REPUBLIKA.CO.ID, JAKARTA -- Badan Kesehatan Dunia atau WHO mencatat prevalensi skoliosis di Indonesia mencapai tiga sampai lima persen dari jumlah populasi. Kelainan pada tulang belakang tersebut ditemukan pada anak usia remaja usia 10 sampai 15 tahun.
Dr Regina Varani dari Spine Clinic Family Holistic menjelaskan, skoliosis adalah kelainan tulang belakang yang sering terjadi pada masa remaja. Kelainan ini penting untuk dideteksi secara dini, yaitu pada usia 10-13 tahun.
“Skoliosis yang terdeteksi pada awal masa pertumbuhan dan saat kurva masih mild to moderate memiliki kemungkinan terkoreksi jauh lebih besar dan lebih mudah ditangani,” ujar dokter yang juga instruktur SBP dan akupunktur tersebut dalam keterangannya diterima di Jakarta, Selasa (8/8/20230.
Skoliosis yang berat dapat mengganggu kesehatan, menimbulkan keluhan yang dapat mengganggu produktivitas, menurunkan kepercayaan diri dan citra diri yang positif. “Terapi konservatif yang tepat dapat membantu memperbaiki kondisi skoliosis.

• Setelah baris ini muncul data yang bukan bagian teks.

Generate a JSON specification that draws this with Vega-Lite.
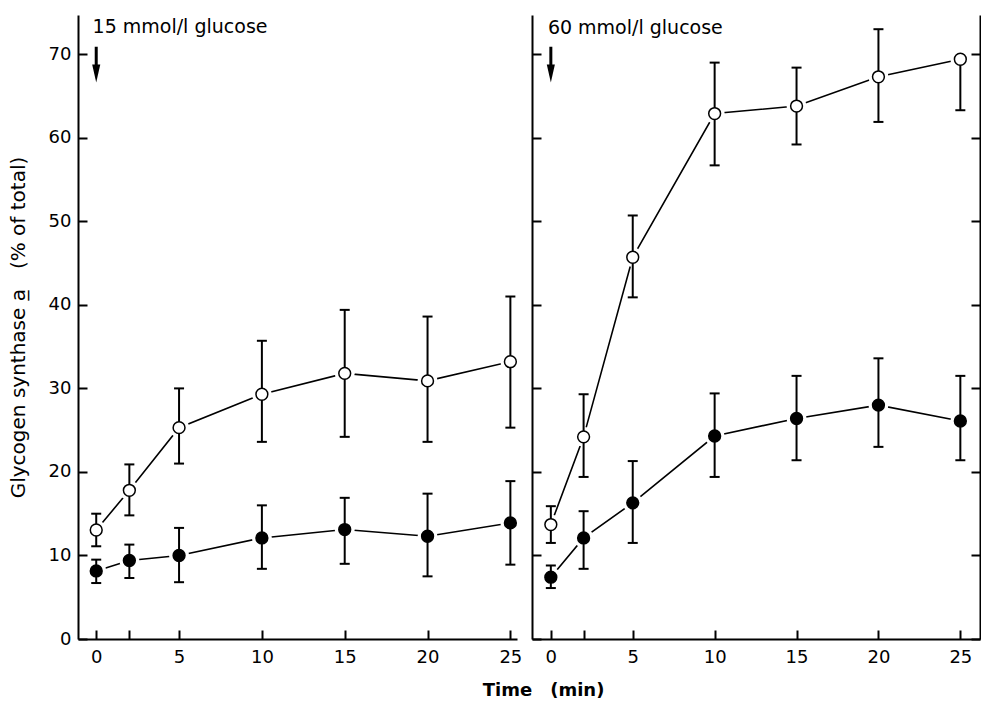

Namun terapi konservatif tersebut harus bersifat spesifik sesuai kurva skoliosis yang dialami, yaitu brace gbw dan latihan schroth,” kata Regina.
Satu hal yang perlu diperhatikan adalah pasien skoliosis membutuhkan dukungan secara moral dari teman dan keluarganya. Sebab, terapi yang dilakukan dapat berlangsung dalam jangka Panjang. Regina menekankan, pasien skoliosis tetap dapat hidup normal dan aktif selayaknya orang lain yang kondisi tubuhnya relatif normal.